[Entries with chart source code]
## begin
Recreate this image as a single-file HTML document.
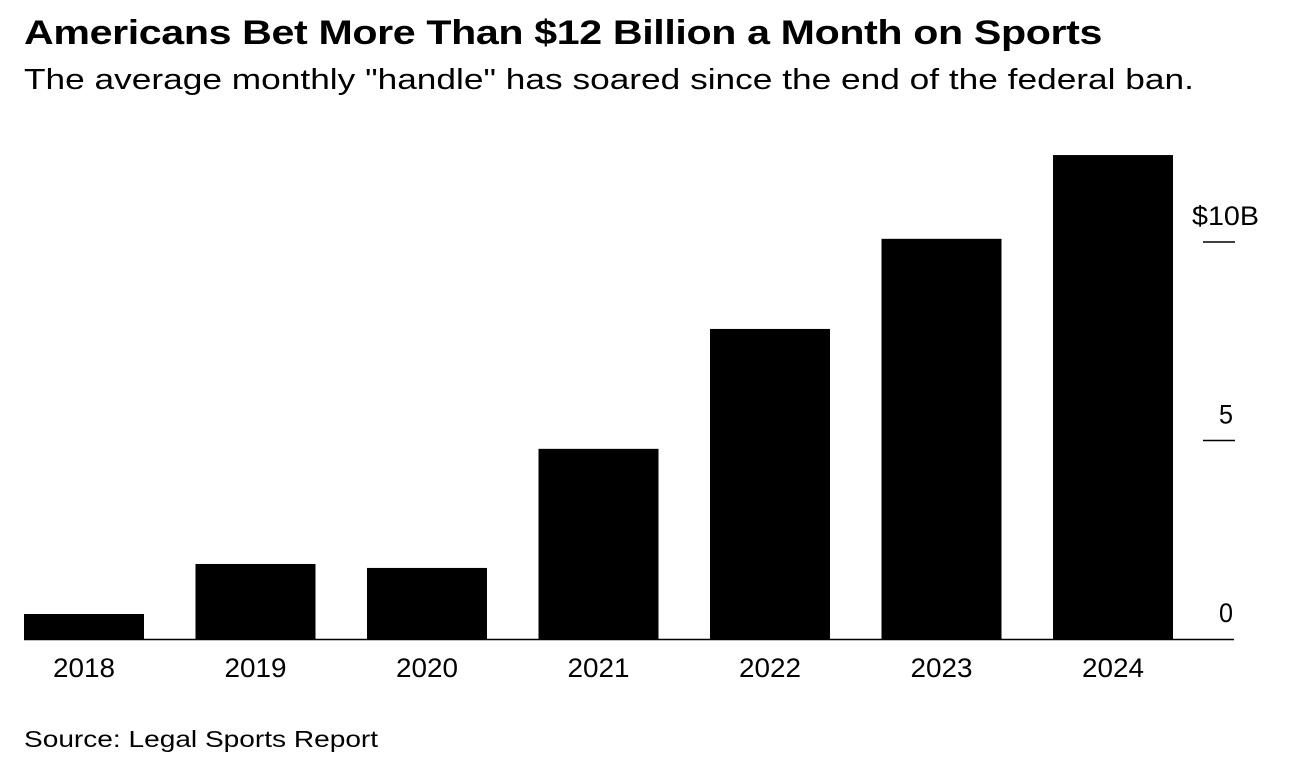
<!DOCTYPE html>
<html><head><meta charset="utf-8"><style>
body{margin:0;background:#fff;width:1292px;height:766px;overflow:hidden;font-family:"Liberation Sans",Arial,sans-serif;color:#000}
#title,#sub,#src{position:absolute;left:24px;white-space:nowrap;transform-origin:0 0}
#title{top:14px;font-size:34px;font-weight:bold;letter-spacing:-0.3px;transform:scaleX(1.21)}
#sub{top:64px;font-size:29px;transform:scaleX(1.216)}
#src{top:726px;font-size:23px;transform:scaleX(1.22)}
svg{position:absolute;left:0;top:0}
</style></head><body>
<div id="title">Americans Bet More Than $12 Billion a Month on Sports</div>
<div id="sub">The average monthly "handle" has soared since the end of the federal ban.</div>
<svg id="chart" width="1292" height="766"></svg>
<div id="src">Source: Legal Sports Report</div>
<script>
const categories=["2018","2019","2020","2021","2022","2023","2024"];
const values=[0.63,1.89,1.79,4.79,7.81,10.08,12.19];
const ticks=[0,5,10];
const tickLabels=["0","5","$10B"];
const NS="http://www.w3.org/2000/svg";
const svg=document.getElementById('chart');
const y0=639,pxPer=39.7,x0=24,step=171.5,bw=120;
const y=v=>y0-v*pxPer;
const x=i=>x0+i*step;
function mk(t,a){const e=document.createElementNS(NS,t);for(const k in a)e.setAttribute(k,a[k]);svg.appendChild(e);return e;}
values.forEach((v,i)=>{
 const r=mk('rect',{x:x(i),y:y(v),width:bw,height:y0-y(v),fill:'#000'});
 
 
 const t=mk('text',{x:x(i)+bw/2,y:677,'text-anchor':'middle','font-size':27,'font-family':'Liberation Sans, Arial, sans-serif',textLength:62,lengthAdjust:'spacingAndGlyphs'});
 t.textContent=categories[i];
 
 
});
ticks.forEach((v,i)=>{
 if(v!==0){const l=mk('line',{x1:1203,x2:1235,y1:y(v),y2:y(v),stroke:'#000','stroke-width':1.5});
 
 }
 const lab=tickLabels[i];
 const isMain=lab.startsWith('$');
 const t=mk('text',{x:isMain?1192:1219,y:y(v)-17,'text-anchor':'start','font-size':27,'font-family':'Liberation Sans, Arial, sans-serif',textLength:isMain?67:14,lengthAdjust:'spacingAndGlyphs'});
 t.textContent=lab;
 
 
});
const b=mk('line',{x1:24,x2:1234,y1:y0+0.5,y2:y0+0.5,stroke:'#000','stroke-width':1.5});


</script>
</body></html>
## end
## begin
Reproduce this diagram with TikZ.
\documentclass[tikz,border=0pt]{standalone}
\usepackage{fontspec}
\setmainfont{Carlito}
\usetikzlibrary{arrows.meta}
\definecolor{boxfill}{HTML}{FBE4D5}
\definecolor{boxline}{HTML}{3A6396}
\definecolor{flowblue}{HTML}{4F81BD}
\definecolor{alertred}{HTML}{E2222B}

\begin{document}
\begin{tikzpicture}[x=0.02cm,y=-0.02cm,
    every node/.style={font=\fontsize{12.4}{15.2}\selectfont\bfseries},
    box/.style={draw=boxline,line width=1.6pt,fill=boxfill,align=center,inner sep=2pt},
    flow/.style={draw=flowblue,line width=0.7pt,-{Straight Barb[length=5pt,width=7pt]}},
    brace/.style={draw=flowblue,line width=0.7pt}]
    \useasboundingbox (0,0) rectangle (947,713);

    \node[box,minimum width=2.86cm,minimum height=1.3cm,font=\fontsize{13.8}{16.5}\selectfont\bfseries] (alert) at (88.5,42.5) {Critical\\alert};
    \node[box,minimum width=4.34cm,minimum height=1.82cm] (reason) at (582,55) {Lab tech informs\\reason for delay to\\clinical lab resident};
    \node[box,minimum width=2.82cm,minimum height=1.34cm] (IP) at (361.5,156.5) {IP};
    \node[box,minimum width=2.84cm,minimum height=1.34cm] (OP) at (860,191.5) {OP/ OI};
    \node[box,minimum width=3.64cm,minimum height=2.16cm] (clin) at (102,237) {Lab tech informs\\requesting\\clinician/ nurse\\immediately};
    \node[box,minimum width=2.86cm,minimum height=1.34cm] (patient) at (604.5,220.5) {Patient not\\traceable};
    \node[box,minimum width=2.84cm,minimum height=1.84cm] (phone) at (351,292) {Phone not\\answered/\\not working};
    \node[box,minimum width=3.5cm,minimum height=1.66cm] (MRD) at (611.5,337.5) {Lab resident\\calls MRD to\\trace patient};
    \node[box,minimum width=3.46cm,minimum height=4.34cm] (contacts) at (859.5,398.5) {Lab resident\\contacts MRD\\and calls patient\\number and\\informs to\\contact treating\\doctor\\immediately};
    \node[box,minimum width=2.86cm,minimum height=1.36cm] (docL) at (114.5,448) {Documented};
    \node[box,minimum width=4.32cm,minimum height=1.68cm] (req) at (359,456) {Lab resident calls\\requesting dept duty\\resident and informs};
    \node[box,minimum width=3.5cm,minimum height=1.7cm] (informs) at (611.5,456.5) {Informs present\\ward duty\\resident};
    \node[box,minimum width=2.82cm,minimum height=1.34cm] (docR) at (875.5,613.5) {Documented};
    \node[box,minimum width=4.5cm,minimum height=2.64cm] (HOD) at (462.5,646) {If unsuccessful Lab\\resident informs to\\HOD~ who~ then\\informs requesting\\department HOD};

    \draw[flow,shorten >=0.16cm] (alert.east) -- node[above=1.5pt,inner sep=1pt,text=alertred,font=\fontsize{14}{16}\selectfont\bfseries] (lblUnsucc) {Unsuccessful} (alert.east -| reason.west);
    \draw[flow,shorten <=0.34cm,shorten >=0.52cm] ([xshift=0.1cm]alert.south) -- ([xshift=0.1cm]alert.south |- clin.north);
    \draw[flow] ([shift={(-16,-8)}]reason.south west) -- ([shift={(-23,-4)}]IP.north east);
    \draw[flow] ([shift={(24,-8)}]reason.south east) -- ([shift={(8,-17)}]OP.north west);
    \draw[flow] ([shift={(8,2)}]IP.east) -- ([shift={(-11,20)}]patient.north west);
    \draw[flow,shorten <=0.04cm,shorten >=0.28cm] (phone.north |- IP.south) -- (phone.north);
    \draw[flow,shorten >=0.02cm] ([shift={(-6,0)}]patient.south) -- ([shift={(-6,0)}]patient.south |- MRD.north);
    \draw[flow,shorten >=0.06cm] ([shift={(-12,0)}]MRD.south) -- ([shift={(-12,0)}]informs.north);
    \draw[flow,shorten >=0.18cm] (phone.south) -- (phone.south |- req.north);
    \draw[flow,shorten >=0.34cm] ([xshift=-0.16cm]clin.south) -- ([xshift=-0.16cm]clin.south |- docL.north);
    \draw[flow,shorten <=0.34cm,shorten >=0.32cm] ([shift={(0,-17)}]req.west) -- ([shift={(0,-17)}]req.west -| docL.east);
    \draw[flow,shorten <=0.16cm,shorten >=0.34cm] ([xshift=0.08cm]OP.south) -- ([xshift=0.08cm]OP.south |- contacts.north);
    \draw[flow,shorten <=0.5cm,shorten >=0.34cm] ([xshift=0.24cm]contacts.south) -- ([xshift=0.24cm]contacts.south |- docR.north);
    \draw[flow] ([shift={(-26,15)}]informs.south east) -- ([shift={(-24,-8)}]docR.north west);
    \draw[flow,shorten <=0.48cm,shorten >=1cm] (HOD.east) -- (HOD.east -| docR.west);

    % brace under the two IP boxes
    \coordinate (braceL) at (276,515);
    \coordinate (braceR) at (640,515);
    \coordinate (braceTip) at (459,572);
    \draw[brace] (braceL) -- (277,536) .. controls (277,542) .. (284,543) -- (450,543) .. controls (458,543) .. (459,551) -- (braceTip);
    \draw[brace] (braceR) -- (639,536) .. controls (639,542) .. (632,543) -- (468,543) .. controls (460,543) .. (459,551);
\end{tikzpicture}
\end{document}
## end
** DIRECTION **
Exactly reproduce the lines that run from the line bearing "Reproduce this diagram with TikZ." through the line bearing "(0,0) rectangle (947,713);", with both end lines included.

** THE COMPLETED TASK **
Reproduce this diagram with TikZ.
\documentclass[tikz,border=0pt]{standalone}
\usepackage{fontspec}
\setmainfont{Carlito}
\usetikzlibrary{arrows.meta}
\definecolor{boxfill}{HTML}{FBE4D5}
\definecolor{boxline}{HTML}{3A6396}
\definecolor{flowblue}{HTML}{4F81BD}
\definecolor{alertred}{HTML}{E2222B}

\begin{document}
\begin{tikzpicture}[x=0.02cm,y=-0.02cm,
    every node/.style={font=\fontsize{12.4}{15.2}\selectfont\bfseries},
    box/.style={draw=boxline,line width=1.6pt,fill=boxfill,align=center,inner sep=2pt},
    flow/.style={draw=flowblue,line width=0.7pt,-{Straight Barb[length=5pt,width=7pt]}},
    brace/.style={draw=flowblue,line width=0.7pt}]
    \useasboundingbox (0,0) rectangle (947,713);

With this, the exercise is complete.